Les meilleures ventes attestent du Suicide français et de L’Identité malheureuse, Mélenchon en vient à abandonner le terme de « gauche » tant la présidence Hollande l’avilit et il semble assuré de la présence de Marine Le Pen au premier tour de la prochaine présidentielle… Comment pensez-vous que l’on puisse fédérer, de façon positive, la colère ou le désabusement populaire ?

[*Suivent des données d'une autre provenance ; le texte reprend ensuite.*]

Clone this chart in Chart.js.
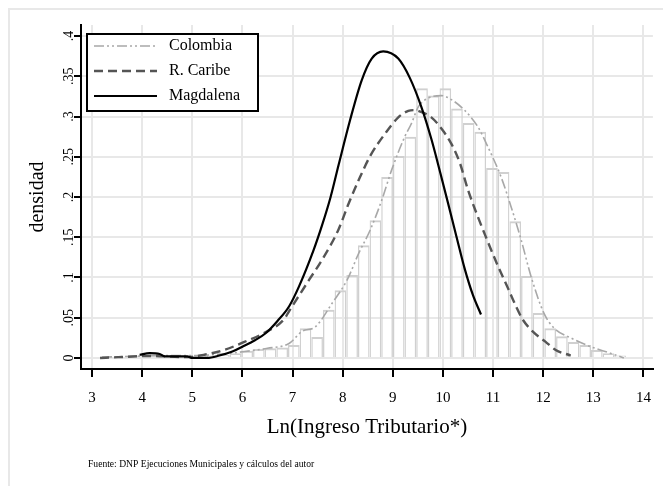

En ne baissant pas les bras. En continuant de lutter, dans nos boîtes, dans nos quartiers, dans les rues de nos villes, pour ne pas laisser le désenchantement se transformer en vote réactionnaire – je dirais même en vote tout court. On ne s’est que trop repliés sur nous-mêmes, sur nos chapelles, nos petites organisations, transformant notre militantisme en un simple « mode de vie » ; on a déserté trop de terrains essentiels, dont celui du monde du travail et de l’implantation sociale dans nos quartiers. À mon sens, ce sont deux champs d’action, deux espaces qu’on doit réinvestir, ou continuer à investir, en priorité. C’est là que nous sommes au contact de notre classe – prolétarienne, celle des travailleurs, des chômeurs, des précaires, de France ou d’ailleurs –, et c’est donc là que nous devons nous trouver pour nous organiser, lutter, débattre, pour y diffuser l’idée d’une nécessaire rupture radicale, quitte à chambouler les structures de l’intérieur – ce qui est inévitable, notamment au sein des syndicats. Par la grève, la manifestation, les actions directes (diverses et variées…), la diffusion par tous les moyens, sur tous les supports, de nos idées et de nos dénonciations, nous devons continuer à harceler l’État et à piller le capital, à ne leur laisser aucun répit.